EXERCISE REQUIREMENTS: Everything from the first line of the data through the line with "color=transparent!100, bottom color=transparent!78]" is to be echoed exactly, minus the pictures.

┌─ INFORMATION PROVIDED

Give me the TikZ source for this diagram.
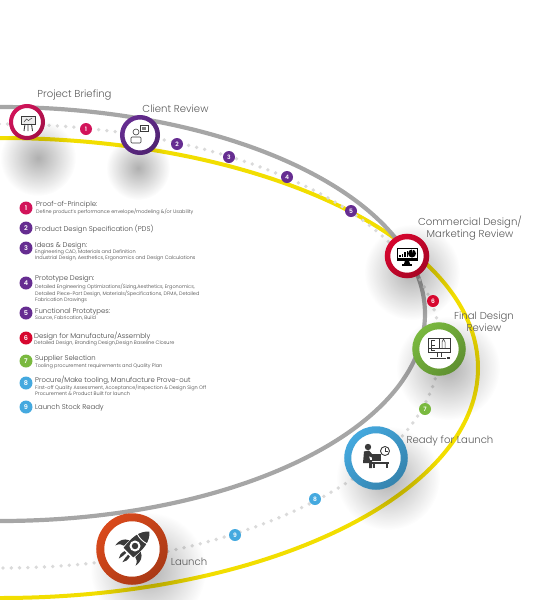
\documentclass[tikz,border=0pt]{standalone}
\usepackage{fontspec}
\setmainfont{Poppins}[UprightFont=* Light,BoldFont=* SemiBold]
\usepackage{xcolor}
\usepackage{tikz}
\usetikzlibrary{positioning,calc,fadings}

\definecolor{crimsonc}{HTML}{D2145A}
\definecolor{purplec}{HTML}{662D91}
\definecolor{redc}{HTML}{D7072F}
\definecolor{greenc}{HTML}{7AB93F}
\definecolor{bluec}{HTML}{45A9DF}
\definecolor{orangec}{HTML}{DA4A1C}
\definecolor{yellowc}{HTML}{F2DE00}
\definecolor{greyc}{HTML}{A6A6A6}
\definecolor{dotc}{HTML}{DADADA}
\definecolor{inkc}{HTML}{3A3A3A}
\definecolor{labelc}{HTML}{5A5A5A}
\tikzfading[name=softspot, inner color=transparent!35, outer color=transparent!100]
\tikzfading[name=ringshade, top color=transparent!100, bottom color=transparent!78]

\begin{document}
\begin{tikzpicture}[
  x=1pt, y=-1pt,
  hub/.style={circle, fill=white, inner sep=0pt},
  ringdark/.style={black, path fading=ringshade, fading angle=45},
  badge/.style={circle, inner sep=0pt, minimum size=12pt, text=white, font=\fontsize{6}{6}\selectfont\bfseries},
  keybadge/.style={badge, minimum size=13pt, font=\fontsize{6.5}{6.5}\selectfont\bfseries},
  steplabel/.style={text=labelc, align=center, inner sep=0pt, font=\fontsize{10.1}{12}\selectfont},
  keyhead/.style={anchor=west, text=labelc!70!black, inner sep=0pt, font=\fontsize{6.9}{7}\selectfont},
  keysub/.style={anchor=north west, text=labelc!70!black, align=left, inner sep=0pt, font=\fontsize{4.95}{5.9}\selectfont},
  spot/.style={black, opacity=.48, path fading=softspot},
  ink/.style={fill=inkc, draw=none},
  thin ink/.style={draw=inkc, line width=.5pt, fill=none}
]

\useasboundingbox (0,0) rectangle (533,600);

\begin{scope}
\clip (0,0) rectangle (533,600);
\draw[yellowc, line width=4pt] (0,368) ellipse [x radius=478, y radius=230];
\draw[greyc, line width=4.2pt] (0,314) ellipse [x radius=425, y radius=207];
\draw[dotc, line width=3.8pt, line cap=round, dash pattern=on 0pt off 8.3pt] (0,346) ellipse [x radius=440, y radius=222];

\fill[spot] (38,158) circle (38);
\fill[spot] (138,168) circle (32);
\fill[spot] (412,272) circle (48);
\fill[spot] (448,368) circle (52);
\fill[spot] (388,478) circle (52);
\fill[spot] (148,570) circle (58);
\end{scope}

\node[hub, draw=crimsonc, line width=4pt, minimum size=32pt] (briefing) at (27,122) {};
\node[hub, draw=purplec, line width=4.5pt, minimum size=35.5pt] (client) at (140,135) {};
\node[hub, draw=redc, line width=5.5pt, minimum size=39pt] (commercial) at (407,256) {};
\node[hub, draw=greenc, line width=7pt, minimum size=46.5pt] (final) at (439,349) {};
\node[hub, draw=bluec, line width=7pt, minimum size=56.5pt] (ready) at (376,458) {};
\node[hub, draw=orangec, line width=8pt, minimum size=63.5pt] (launch) at (132,549) {};

\draw[ringdark, line width=4pt] (briefing.center) circle (16);
\draw[ringdark, line width=4.5pt] (client.center) circle (17.75);
\draw[ringdark, line width=5.5pt] (commercial.center) circle (19.5);
\draw[ringdark, line width=7pt] (final.center) circle (23.25);
\draw[ringdark, line width=7pt] (ready.center) circle (28.25);
\draw[ringdark, line width=8pt] (launch.center) circle (31.75);

\begin{scope}[shift={(briefing.center)}]
\draw[inkc, line width=.9pt, fill=gray!15] (-5.5,-6) rectangle (8,2);
\draw[inkc, line width=.5pt] (-3,0) -- (-.5,-3) -- (1.5,-1.5) -- (5,-4);
\draw[inkc, line width=.9pt] (-2,2) -- (-3,9) (1,2) -- (1,9) (4.5,2) -- (5.5,9);
\end{scope}

\begin{scope}[shift={(client.center)}]
\draw[inkc, line width=.6pt] (-4,-3) circle (3);
\draw[inkc, line width=.6pt, rounded corners=1pt] (-9,8) -- (-9,2) -- (1,2) -- (1,8) -- cycle;
\draw[inkc, line width=.5pt, fill=white] (0,-10) rectangle (8,-3.5);
\fill[gray] (2,-8.5) rectangle (6,-5);
\end{scope}

\begin{scope}[shift={(commercial.center)}]
\fill[black] (-10.5,-8.5) rectangle (10.5,4.5);
\fill[white] (-9.5,-7.5) rectangle (9.5,2);
\fill[black] (-8,.8) rectangle (-6.5,-1);
\fill[black] (-5.5,.8) rectangle (-4,-2.5);
\fill[black] (-3,.8) rectangle (-1.5,-4);
\fill[black] (-.5,.8) rectangle (1,-5.5);
\fill[black] (5,-2.5) circle (4);
\fill[white] (5,-3) -- (5,-7) -- (6,-7) -- cycle;
\fill[black] (-2,4.5) -- (2,4.5) -- (3,8) -- (-3,8) -- cycle;
\fill[black] (-5,8) rectangle (5,9.5);
\end{scope}

\begin{scope}[shift={(final.center)}]
\draw[thin ink] (-7,3) -- (-11,3) -- (-11,-11) -- (11,-11) -- (11,3) -- (-7,3);
\draw[thin ink] (-11,-1) -- (11,-1);
\draw[thin ink] (-4,-9) -- (-8,-9) -- (-8,1) -- (-4,1) (-8,-4) -- (-4,-4);
\draw[thin ink] (0,-11) -- (0,-1);
\draw[thin ink] (3,-1) -- (3,-7) -- (4.5,-10) -- (6,-7) -- (6,-1);
\draw[thin ink] (-2,3) -- (-2,8) (2,3) -- (2,8);
\draw[inkc, line width=.8pt] (-9,9) -- (7,9);
\fill[inkc] (8,8) rectangle (11,10);
\end{scope}

\begin{scope}[shift={(ready.center)}]
\fill[ink] (-8,-11) circle (3.2);
\fill[ink] (-12,-6.5) -- (-7,-7.5) -- (-3,-3) -- (-4,-.5) -- (-7,-2) -- (-6,2) -- (-4,2) -- (-4,10) -- (-7,10) -- (-7,5) -- (-13,5) -- cycle;
\fill[ink] (-4,-4) rectangle (5,2.5);
\fill[ink] (-4,3.5) rectangle (13,5.5);
\fill[ink] (-3,5.5) rectangle (-1,10);
\fill[ink] (10,5.5) rectangle (12,10);
\draw[inkc, line width=.9pt, fill=white] (9,-7) circle (4.5);
\draw[inkc, line width=.6pt] (9,-10) -- (9,-7) -- (11.5,-7);
\end{scope}

\begin{scope}[shift={(launch.center)}, rotate=-45, scale=.85]
\fill[ink] (0,-29) .. controls (9,-21) and (10,-10) .. (8,6) -- (-8,6) .. controls (-10,-10) and (-9,-21) .. (0,-29) -- cycle;
\draw[white, line width=.9pt] (-8.5,-17) .. controls (-3,-15) and (3,-15) .. (8.5,-17);
\fill[white] (0,-5) circle (6.5);
\fill[ink] (0,-5) circle (3.8);
\fill[ink] (-9.5,-5) .. controls (-16,-2) and (-18,3) .. (-17,11) .. controls (-15,6) and (-12,4) .. (-9.5,4) -- cycle;
\fill[ink] (9.5,-5) .. controls (16,-2) and (18,3) .. (17,11) .. controls (15,6) and (12,4) .. (9.5,4) -- cycle;
\fill[ink] (-4.5,8) .. controls (-6,13) and (-5,16) .. (-3,19) .. controls (-2,15) and (-1.5,12) .. (-1.5,8) -- cycle;
\fill[ink] (4.5,8) .. controls (6,13) and (5,16) .. (3,19) .. controls (2,15) and (1.5,12) .. (1.5,8) -- cycle;
\end{scope}

\node[steplabel] (briefing_t) at (74.5,95.5) {Project Briefing};
\node[steplabel] (client_t) at (175.5,108.5) {Client Review};
\node[steplabel] (commercial_t) at (470,228) {Commercial Design/\\Marketing Review};
\node[steplabel] (final_t) at (484,322) {Final Design\\Review};
\node[steplabel] (ready_t) at (450,441) {Ready for Launch};
\node[steplabel] (launch_t) at (189,562) {Launch};

\node[badge, fill=crimsonc] (p1) at (86,129) {1};
\node[badge, fill=purplec] (p2) at (177,144) {2};
\node[badge, fill=purplec] (p3) at (229,157) {3};
\node[badge, fill=purplec] (p4) at (287,177) {4};
\node[badge, fill=purplec] (p5) at (351,211) {5};
\node[badge, fill=redc] (p6) at (433,301) {6};
\node[badge, fill=greenc] (p7) at (425,409) {7};
\node[badge, fill=bluec] (p8) at (315,499) {8};
\node[badge, fill=bluec] (p9) at (235,535) {9};

\node[keybadge, fill=crimsonc] (k1) at (26,208) {1};
\node[keybadge, fill=purplec] (k2) at (26,228) {2};
\node[keybadge, fill=purplec] (k3) at (26,248) {3};
\node[keybadge, fill=purplec] (k4) at (26,283) {4};
\node[keybadge, fill=purplec] (k5) at (26,313) {5};
\node[keybadge, fill=redc] (k6) at (26,338) {6};
\node[keybadge, fill=greenc] (k7) at (26,361) {7};
\node[keybadge, fill=bluec] (k8) at (26,383) {8};
\node[keybadge, fill=bluec] (k9) at (26,407) {9};

\node[keyhead] (h1) at (36,204.5) {Proof-of-Principle:};
\node[keysub] (s1) at (36,209) {Define product's performance envelope/modeling \&/or Usability};
\node[keyhead] (h2) at (35,229.5) {Product Design Specification (PDS)};
\node[keyhead] (h3) at (35,245.5) {Ideas \& Design:};
\node[keysub] (s3) at (35,250) {Engineering CAD, Materials and Definition\\Industrial Design, Aesthetics, Ergonomics and Design Calculations};
\node[keyhead] (h4) at (35,279) {Prototype Design:};
\node[keysub] (s4) at (35,283.5) {Detailed Engineering Optimizations/Sizing,Aesthetics, Ergonomics,\\Detailed Piece-Part Design, Materials/Specifications, DFMA, Detailed\\Fabrication Drawings};
\node[keyhead] (h5) at (35,311.5) {Functional Prototypes:};
\node[keysub] (s5) at (35,316) {Source, Fabrication, Build};
\node[keyhead] (h6) at (34,336) {Design for Manufacture/Assembly};
\node[keysub] (s6) at (34,341) {Detailed Design, Branding Design,Design Baseline Closure};
\node[keyhead] (h7) at (35,359) {Supplier Selection};
\node[keysub] (s7) at (35,364) {Tooling procurement requirements and Quality Plan};
\node[keyhead] (h8) at (35,380.5) {Procure/Make tooling, Manufacture Prove-out};
\node[keysub] (s8) at (35,385) {First-off Quality Assessment, Acceptance/Inspection \& Design Sign Off\\Procurement \& Product Built for launch};
\node[keyhead] (h9) at (35,408) {Launch Stock Ready};

\end{tikzpicture}
\end{document}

└─

SOLUTION:
Give me the TikZ source for this diagram.
\documentclass[tikz,border=0pt]{standalone}
\usepackage{fontspec}
\setmainfont{Poppins}[UprightFont=* Light,BoldFont=* SemiBold]
\usepackage{xcolor}
\usepackage{tikz}
\usetikzlibrary{positioning,calc,fadings}

\definecolor{crimsonc}{HTML}{D2145A}
\definecolor{purplec}{HTML}{662D91}
\definecolor{redc}{HTML}{D7072F}
\definecolor{greenc}{HTML}{7AB93F}
\definecolor{bluec}{HTML}{45A9DF}
\definecolor{orangec}{HTML}{DA4A1C}
\definecolor{yellowc}{HTML}{F2DE00}
\definecolor{greyc}{HTML}{A6A6A6}
\definecolor{dotc}{HTML}{DADADA}
\definecolor{inkc}{HTML}{3A3A3A}
\definecolor{labelc}{HTML}{5A5A5A}
\tikzfading[name=softspot, inner color=transparent!35, outer color=transparent!100]
\tikzfading[name=ringshade, top color=transparent!100, bottom color=transparent!78]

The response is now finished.